There are times when I think about my mom and I can’t feel anything. Usually in those moments I think that I’m just doing really well and have just gotten too used to the ever-present feelings of grief to feel anything anymore. and yay, i don’t feel miserable!
Alas, this is never the case . . . instead it more often than not foretells a mama freakout. And this one has indeed. I started feeling it week before last, the numbness, and now today we have full-blown mama FREAKOUT. A good thing happened in my life this week and when good things happen there’s no one else I really want to tell. And then the reality of that loss bears down on me all over again. And then I feel a little nervous about a new activity I’m starting in my life, and she would be the one who would know exactly what to say to me. This didn’t really hit me until I told my sister and she said how proud mom would be and how happy she would be.
I’m so tired of feeling complicated. I’m so tired of feeling, in general. I’m tired of feeling that I have so many feelings that I have to make room for and cope with. Grief, in all its myriad and unexpected forms, is fucking exhausting. I feel these days that it isn’t just one family member I’m mourning, and have been mourning, but an entire family - our entire dynamic (which wasn’t ever a super easy one, but was joyful nonetheless).

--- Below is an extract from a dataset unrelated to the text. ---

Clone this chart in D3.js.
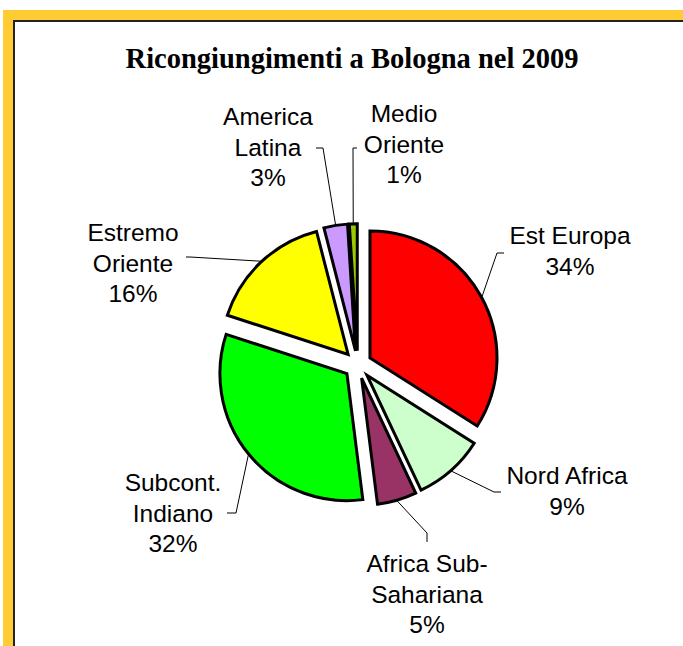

I live in Europe, so I don’t see my family very often anymore, whereas when my mom was alive, and immediately after her death, I saw them at least once a month. After moving with my husband to Paris, I’ve been able to distance myself from all of the constant reminders that are upsetting and so so hard to deal with. My sister and my father are arriving for a visit this next week and I’m so nervous about all of the feelings of loss it is bringing up. Just imagining all of us together makes me soo sad because my mom won’t be there with us, because I know how happy she’d be for a family vacation like this. Because it’s just so sad that we all live far apart and it’s so sad that we all hurt all the time.
Since my mom has died my life has transformed into a life that I don’t recognize and I feel like I don’t want it to be so far away from her. And it just keeps moving further and further from her and i’m just swept along with it. I just want to talk to her so badly, to see her.
But I dread dreaming about her as it always ends up with me crying and feeling out of sorts the next day. i’m tired of anxious chest pains and tears and feeling bad and wrong. so tired.
So pay no heed to the bouts of numb, they won’t last - as my sister said, it always comes in waves.